The true operatic bass voice is not such a common voice, with many of the lower male voice parts being sung by capable lower baritone singers, sometimes known as bass baritones. This has created some confusion about the voice and the roles, but the true bass has a characteristic sound that distinctly different from that of the brighter baritone quality.
History of the Bass Voice
The name of this voice type comes from the Italian, basso, or low. It wasn’t until the seventeenth century that opera composers began to make distinct choices between the lighter baritone voice and the bass for different roles. The ease of movement available to baritone singers allowed composers to create more virtuosic music for a lower male voice. The bass voice began to be heard more and more as a character voice, with the darker qualities of their sound being the preferred option for characters of rank and distinction, or menace.
The characteristic dark quality and weight of the bass voice is produced due to the singer having significantly larger and thicker vocal chords. This can be somewhat restrictive for some, as achieving mobility of the voice – without careful training – can pose something of a challenge.
Types of Basses and the Roles They Play
Bass subsets are fewer than other vocal types, perhaps due to the unique physical qualities of the instrument, which produces this distinctive sound. Within opera, there are three main types.
Lyric Bass or Basso Cantabile
This bass voice has a lyrical upper register with a relatively high tessitura. However, to distinguish it from a low baritone, it still has the dark colour of the bass voice in the middle and lower parts of the range.

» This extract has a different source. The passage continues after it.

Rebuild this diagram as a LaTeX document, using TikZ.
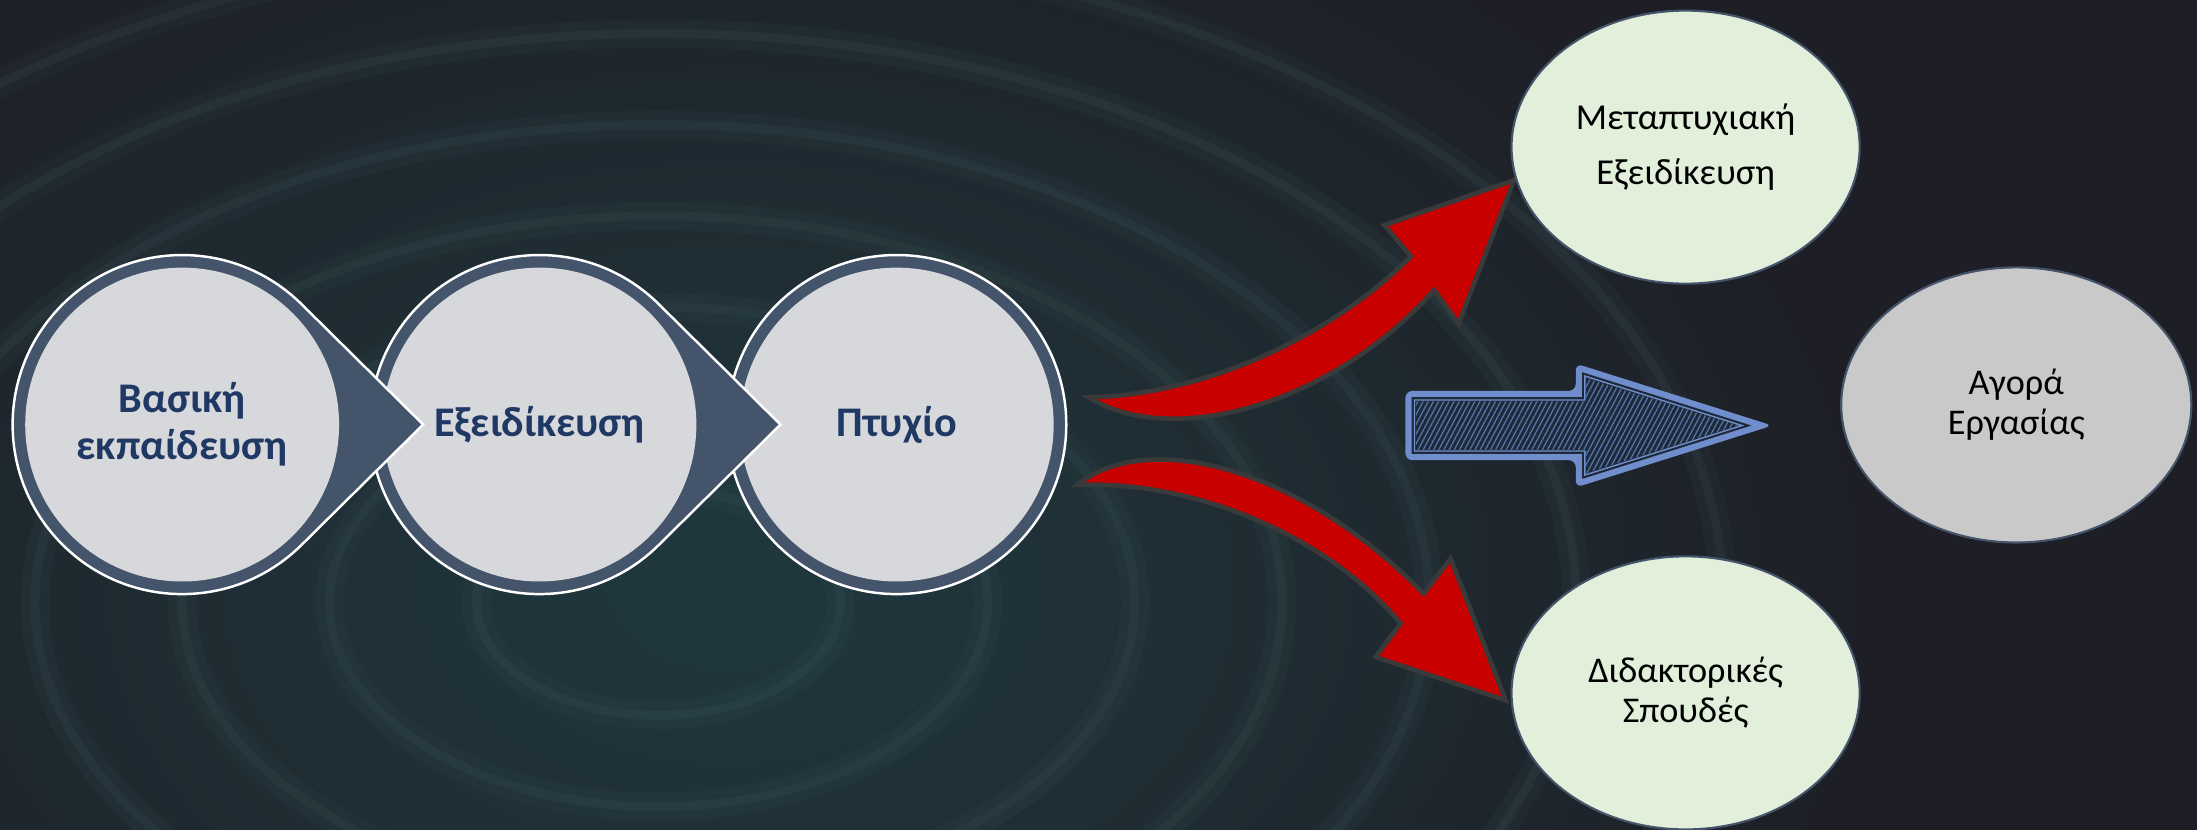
\documentclass[tikz,border=0pt]{standalone}
\usepackage{fontspec}
\setmainfont{Carlito}
\usepackage{tikz}
\usetikzlibrary{shapes.geometric,patterns.meta}
\definecolor{bgdark}{RGB}{30,31,38}
\definecolor{bgteal}{RGB}{31,56,62}
\definecolor{ripple}{RGB}{72,100,104}
\definecolor{slate}{RGB}{68,84,106}
\definecolor{stagegray}{RGB}{215,216,219}
\definecolor{stagetext}{RGB}{31,56,100}
\definecolor{paleleaf}{RGB}{226,239,218}
\definecolor{marketgray}{RGB}{201,201,201}
\definecolor{arrowred}{RGB}{200,0,0}
\definecolor{arrowrim}{RGB}{58,58,58}
\definecolor{hatchblue}{RGB}{88,118,170}
\definecolor{hatchdark}{RGB}{30,42,58}
\definecolor{rimblue}{RGB}{112,142,205}

\begin{document}
\begin{tikzpicture}[x=0.014011cm,y=-0.014011cm,
    stagering/.style={fill=slate,draw=white,line width=0.7pt},
    stagecore/.style={fill=stagegray},
    stagelabel/.style={text=stagetext,align=center,
        font=\fontsize{12}{13.3}\selectfont\bfseries},
    goal/.style={ellipse,draw=slate,line width=0.6pt,fill=paleleaf,
        inner sep=0pt,minimum width=3.48cm,minimum height=2.73cm,align=center},
    bigarrow/.style={fill=arrowred,draw=arrowrim,line width=1.3pt}]
                \useasboundingbox (0,0) rectangle (1568,591.65);
                \clip (-6,-6) rectangle (1574,598);
                % Background with ripples
                \fill[bgdark] (-6,-6) rectangle (1574,598);
                \shade[inner color=bgteal,outer color=bgdark]
                    (520,420) ellipse[x radius=820, y radius=560];
                \foreach \r in {130,235,340,445,550,655,760} {
                    \draw[ripple,line width=8pt,opacity=0.09] (470,430) ellipse[x radius=\r, y radius=0.62*\r];
                    \draw[ripple,line width=2.5pt,opacity=0.14] (470,430) ellipse[x radius=\r, y radius=0.62*\r];
                }
                % Stages, last one first
                \path[stagering] (640,303) circle[radius=121];
                \fill[stagecore] (640,303) circle[radius=112];
                \node[stagelabel] (degree) at (640,303) {Πτυχίο};
                \path[stagering] (557,303) -- (470.1,217)
                    arc[start angle=-45.3, end angle=-314.7, radius=121] -- cycle;
                \fill[stagecore] (385,303) circle[radius=112];
                \node[stagelabel] (special) at (385,303) {Εξειδίκευση};
                \path[stagering] (302,303) -- (215.1,217)
                    arc[start angle=-45.3, end angle=-314.7, radius=121] -- cycle;
                \fill[stagecore] (130,303) circle[radius=112];
                \node[stagelabel] (basic) at (130,303) {Βασική\\εκπαίδευση};
                % Red curved arrows
                \path[bigarrow] (777,283.5) .. controls (835,320) and (950,290) .. (1023.5,207)
                    -- (1041,231) -- (1080.5,128.6) -- (988,160.7) -- (1007,183)
                    .. controls (950,240) and (860,282) .. (777,283.5) -- cycle;
                \path[bigarrow] (769,346) .. controls (820,305) and (930,335) .. (1016,423.6)
                    -- (1035.3,398.6) -- (1074.6,499.8) -- (981.7,468.9) -- (999.6,445)
                    .. controls (950,385) and (857,343) .. (769,346) -- cycle;
                % Hatched arrow
                \fill[rimblue,rounded corners=2pt] (1003,279) -- (1124.6,279) -- (1124.6,259.5)
                    -- (1265,303.7) -- (1124.6,347.9) -- (1124.6,328.4) -- (1003,328.4) -- cycle;
                \fill[hatchdark] (1007.5,283.5) -- (1129.1,283.5) -- (1129.1,265.6) -- (1250,303.7)
                    -- (1129.1,341.8) -- (1129.1,323.9) -- (1007.5,323.9) -- cycle;
                \filldraw[fill=hatchdark,draw=rimblue,line width=0.4pt] (1009.5,285.5) -- (1131.1,285.5)
                    -- (1131.1,268.4) -- (1243.3,303.7) -- (1131.1,339) -- (1131.1,321.9) -- (1009.5,321.9) -- cycle;
                \fill[pattern={Lines[angle=62,distance=1.3pt,line width=0.35pt]},pattern color=hatchblue]
                    (1010.5,286.5) -- (1131.6,286.5) -- (1131.6,269.8) -- (1240.5,303.7) -- (1131.6,337.6)
                    -- (1131.6,320.9) -- (1010.5,320.9) -- cycle;
                % Goals
                \node[goal,font=\fontsize{10.4}{15.5}\selectfont] (master) at (1203,105)
                    {Μεταπτυχιακή\\Εξειδίκευση};
                \node[goal,font=\fontsize{10.3}{11.4}\selectfont] (phd) at (1203,494.5)
                    {Διδακτορικές\\Σπουδές};
                \node[goal,fill=marketgray,minimum width=3.50cm,minimum height=2.75cm,
                    font=\fontsize{10.3}{11.4}\selectfont] (market) at (1439,289) {Αγορά\\Εργασίας};
            \end{tikzpicture}
\end{document}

Roles for the lyric bass include Verdi’s Ferrando, Il Trovatore and Banquo, MacBeth, the title role in Mussorgsky’s Boris Godunov and Faust in Gounod’s Mephistopheles.
Basso Buffo
The buffo nomenclature is one that can be loosely applied to some character roles in other vocal types, but the bass voice is the only one where it is actually given as a type in itself. It is an Italian term, referring to something of a humorous, or clownish style – buffoon-like. Vocally, they require an agile voice with coloratura ability for the patter song type passages that are common to these characters. The voice itself, while being of a characteristically bass colour and range, is often manipulated to further create a humorous effect.
Basso buffo roles include Mozart’s Leporello, Don Giovanni and Don Alfonso, Cosi fan tutti and Rossini’s Don Bartolo from The Barber of Seville.
Basso Profundo
This is the ultimate bass voice, with – as the name indicates – the lowest range and darkest colour. It is a large, rich and resonant sound with a very low tessitura, so that the bottom notes of the range can be produced with full sound and power.
Some of the better known bass roles fall into this group. They include Mozart’s Sarastro, The Magic Flute and The Commendatore, Don Giovanni and Wagner’s Gurnemanz, Parsifal and Fafner from Das Rheingold and Siegfried, the first and third operas of Der Ring das Niebelungen.
True bases, like contraltos – the lowest of the women’s voice types – are rare, so the opportunity to hear them in these roles is not to be missed as the dark and rich colour they can give adds to the drama on the stage in a unique way.